In the midst of that corrupt antidiluvian scene there arose a man like unto ourselves. His name was Noah. He was a subject of the grace of God, a poor sinner saved to be a witness for the Lord. He began to live in separation from the wickedness around him, for he “walked with God.” That walk marvellously altered his whole behaviour, making him, as intended, a contrast to and a testimony against the lawlessness rampant on every side. Divine grace made him a “just” man among the unjust; “perfect” among the crooked; “blameless” (margin) among the transgressors; “righteous” among the unrighteous; obedient (Gen. 6:22) among the disobedient; a man of faith among unbelievers; one “moved with fear” (Heb. 11) among the indifferent; a “preacher” for God among all the people; and through him the Holy Spirit strove with men (1 Pet. 3:18-20). His godliness was the condemnation of the sinners of that time.

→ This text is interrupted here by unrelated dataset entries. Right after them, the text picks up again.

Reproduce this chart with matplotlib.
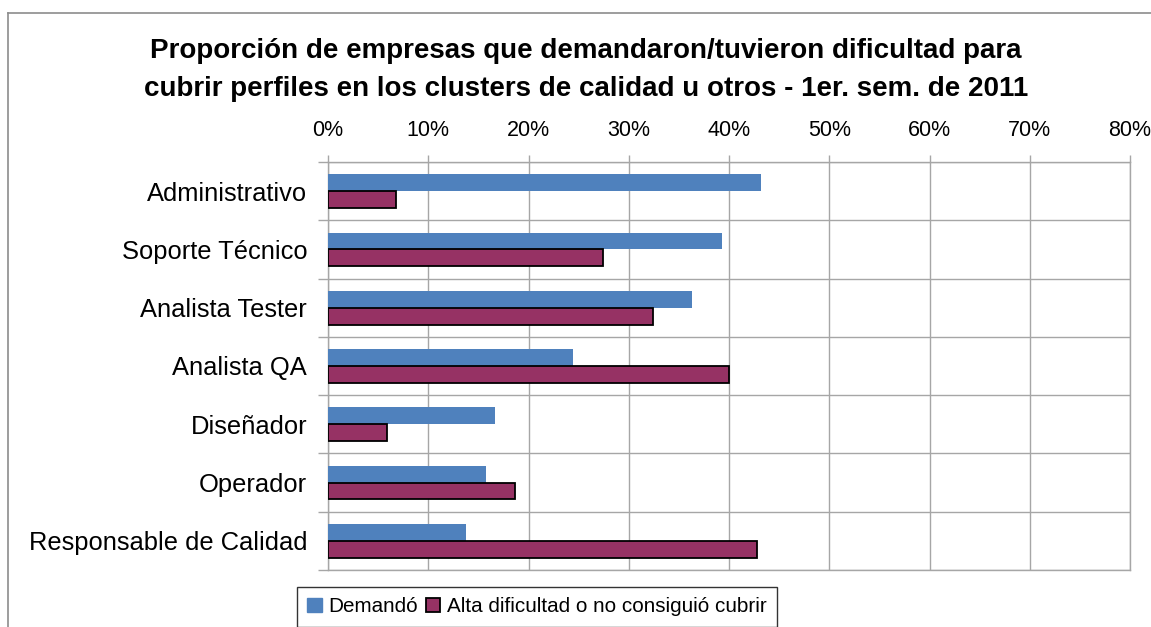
import matplotlib.pyplot as plt
import numpy as np
from matplotlib.patches import Patch
from matplotlib.ticker import FuncFormatter

plt.rcParams['font.family'] = ['Liberation Sans', 'DejaVu Sans']

# data (percent)
categories = ["Administrativo", "Soporte Técnico", "Analista Tester", "Analista QA",
              "Diseñador", "Operador", "Responsable de Calidad"]
demando = [43.2, 39.3, 36.3, 24.4, 16.7, 15.8, 13.8]
dificultad = [6.8, 27.4, 32.4, 40.0, 5.9, 18.7, 42.8]
x_ticks = [0, 10, 20, 30, 40, 50, 60, 70, 80]

blue = "#4F81BD"
red = "#963264"
grid_c = "#A6A6A6"

fig = plt.figure(figsize=(11.51, 6.27), dpi=100)
ax = fig.add_axes([328 / 1151, 1 - 570 / 627, (1130 - 328) / 1151, (570 - 162) / 627])

y = np.arange(len(categories))
h = 0.29
ax.barh(y - h / 2, demando, height=h, color=blue, zorder=3)
ax.barh(y + h / 2, dificultad, height=h, color=red, edgecolor="black", linewidth=1.3, zorder=3)

ax.set_xlim(0, 80)
ax.set_ylim(len(categories) - 0.5, -0.5)

# x axis on top
ax.xaxis.tick_top()
ax.set_xticks(x_ticks)
ax.xaxis.set_major_formatter(FuncFormatter(lambda v, p: f"{v:.0f}%"))
ax.tick_params(axis="x", which="major", direction="out", length=5, width=1,
               color=grid_c, labelsize=15.5, pad=10)

# category labels with separators
ax.set_yticks(y)
ax.set_yticklabels(categories)
ax.set_yticks(np.arange(-0.5, len(categories)), minor=True)
ax.tick_params(axis="y", which="major", length=0, labelsize=18.4, pad=15)
ax.tick_params(axis="y", which="minor", length=7, width=1, color=grid_c)

ax.grid(axis="x", which="major", color=grid_c, linewidth=1, zorder=0)
ax.grid(axis="y", which="minor", color=grid_c, linewidth=1, zorder=0)
for s in ax.spines.values():
    s.set_color(grid_c)
    s.set_linewidth(1)

# title
fig.text(586 / 1151, 1 - 70 / 627,
         "Proporción de empresas que demandaron/tuvieron dificultad para\n"
         "cubrir perfiles en los clusters de calidad u otros - 1er. sem. de 2011",
         ha="center", va="center", fontsize=20, fontweight="bold", linespacing=1.62)

# outer chart frame (cropped)
fig.add_artist(plt.Line2D([8 / 1151, 1.0], [1 - 13 / 627, 1 - 13 / 627],
                          transform=fig.transFigure, color="#8C8C8C", linewidth=1.2))
fig.add_artist(plt.Line2D([8 / 1151, 8 / 1151], [0, 1 - 13 / 627],
                          transform=fig.transFigure, color="#8C8C8C", linewidth=1.2))

handles = [Patch(facecolor=blue, edgecolor=blue),
           Patch(facecolor=red, edgecolor="black", linewidth=1.3)]
fig.legend(handles, ["Demandó", "Alta dificultad o no consiguió cubrir"],
           loc="upper left", bbox_to_anchor=(297 / 1151, 1 - 587 / 627), ncol=2,
           fontsize=14.9, frameon=True, fancybox=False, edgecolor="black",
           handlelength=0.7, handleheight=0.7, handletextpad=0.3, columnspacing=0.4,
           borderpad=0.5, borderaxespad=0)

fig.savefig("out.png", dpi=100)
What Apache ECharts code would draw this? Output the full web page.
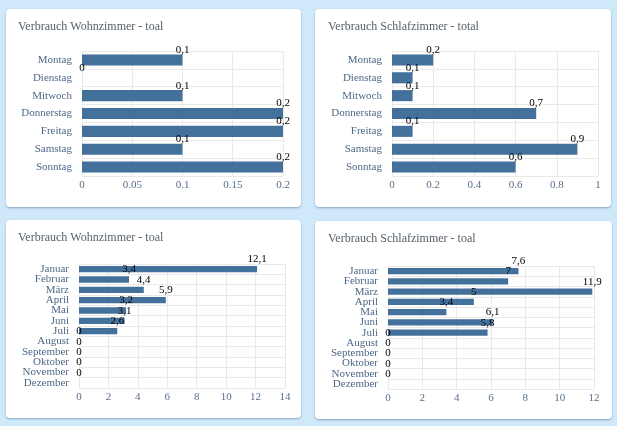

The call to-day is for men of like stamp. To walk with God and live godly is the true answer to the question, “What should we do?” It is the quiet, steady, persistent and consistent daily striving, in the energy of the Holy Spirit within us, to live justly, uprightly, blamelessly, righteously, obediently, full of faith, preaching and testifying, and habitually walking with God. To act so will have its due effect. Christ will be glorified, sinners will be saved; of the rest our testimony and godly lives will be their eternal condemnation, just as Noah condemned the people of his day.